Illustrator James Henry Blake (1845-1941)

Works by James Henry Blake (1845-1941) on display at the Ernst Mayr Library

A new exhibit of drawings and watercolors by J.H. Blake, is now on display in the lobby of the Ernst Mayr Library of the Museum of Comparative Zoology.   Join us for a reception in honor of the exhibit on July 25, 2013 from 2:30-4:30pm.  The exhibit was developed by Robert Young, Special Collections Librarian.  Notes on Blake’s life and work follow below.

Blake 1872

Best known as the Hassler Expedition’s young zoological artist from Provincetown, Blake entered business in early life with his stepfather before deciding to enroll at Harvard’s Lawrence Scientific School in 1864 to study natural history under Louis Agassiz.  That was a tumultuous time for the Museum of Comparative Zoology founder, as his early student assistants, including F.W. Putnam, S.H. Scudder, A.S. Packard, A. Hyatt, A.E. Verrill and A.S. Bickmore, had just left the museum after the professor refused to grant them permanent appointments due to various conflicts.

Blake was hired as an MCZ student assistant three years later to help Agassiz organize the Thayer Expedition collections, sorting the multitude of laboratory jars of Brazilian fishes, and was in fact paid out of the funds supplied by Nathaniel Thayer.  In 1868, he was working in the MCZ Conchology Department, drawing the characteristic features of the soft parts of fresh-water mollusks.

By 1871 Blake, who married Lucinda Smith Critchett that summer, had begun arranging the mollusk collections when Agassiz elected to take him on the “Deep-Sea Dredging Expedition,” as he initially called the Hassler trek, to make use of his artistic skills.  Blake also supervised the fishing operations, with the expedition taking home about 30,000 fish specimens.

Blake’s 152-page scrapbook, one of the Ernst Mayr Library’s most prized holdings, is filled with clippings and manuscript leaves chronicling details of the Hassler Expedition.  In later years, Blake was very protective of the history of the voyage on which his career had essentially begun and on occasion mailed off letters of correction when newspaper stories mangled its facts.

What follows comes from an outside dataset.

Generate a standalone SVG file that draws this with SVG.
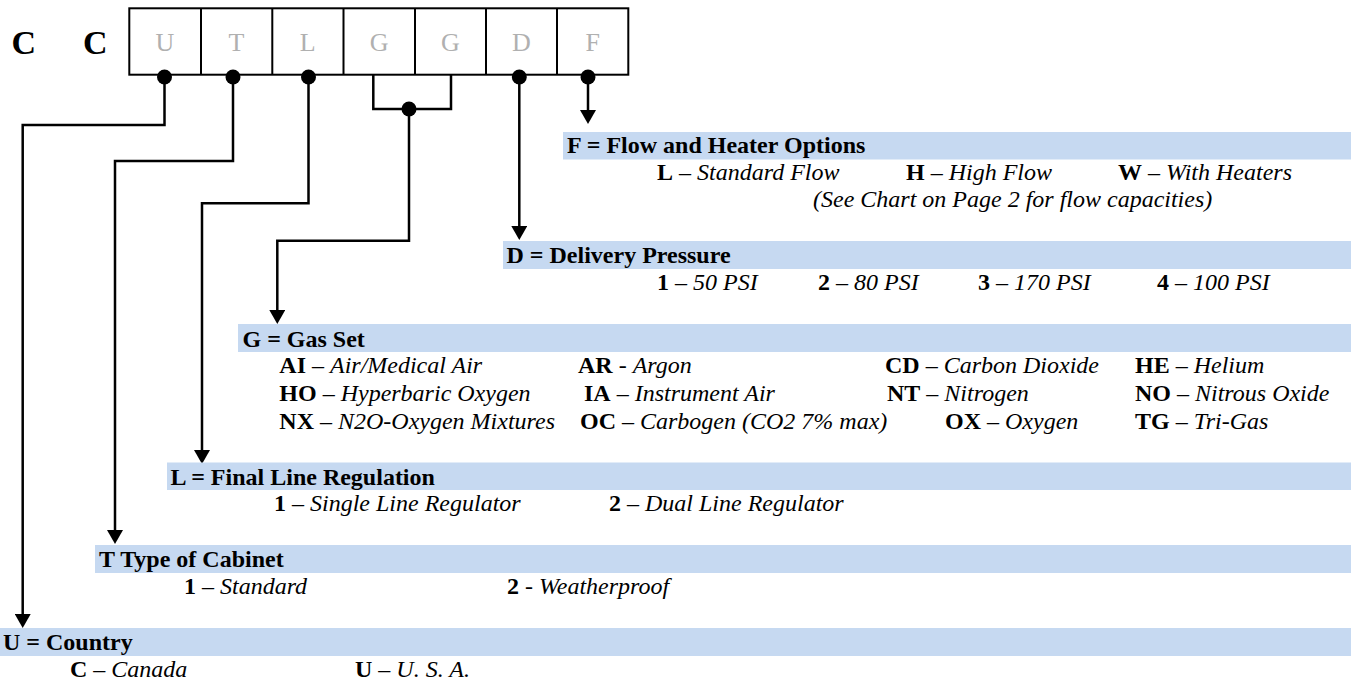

In September 1872, after Agassiz’s Hassler party returned to Cambridge overland from San Francisco, Blake resumed his duties systematically organizing the MCZ’s “alcoholic mollusca.”  Three years later, Thayer’s funding for Blake’s salary would run out, and he left the MCZ.

With nine years of training under Louis Agassiz, Blake had no difficulty resuming his career outside of Harvard, serving as artist for the Vineyard Sound Survey of the U.S. Fish Commission, the U.S. Geological Survey, and the Mississippi Geological Survey.  In addition to illustrating many natural history publications, such as his drawings of fish collected during Alexander Agassiz’s 1891 Albatross Expedition to the Pacific in the MCZ Memoirs (v. 24, 1899) and his West Indies echinoderm drawings in the Carnegie Institution of Washington Publication (no. 281, 1919), he gave lectures throughout the country and helped found the Boston Malacological Club.

Blake never lost his affection for the MCZ and Louis Agassiz, telling lecture audiences that during classes he always took the closest desk to the professor.  As the last surviving Agassiz assistant (and outlived as an Agassiz student only by Edward A. Birge, president of the University of Wisconsin), he bequeathed much of his artwork and personal collections, including numerous photographs, drawings, clippings and books about whales--his lifelong passion--to the museum.

Blake passed away in 1941 at age ninety-six in Somerville, MA and was buried in Mount Auburn Cemetery, also the final resting place of the professor who took him to sea.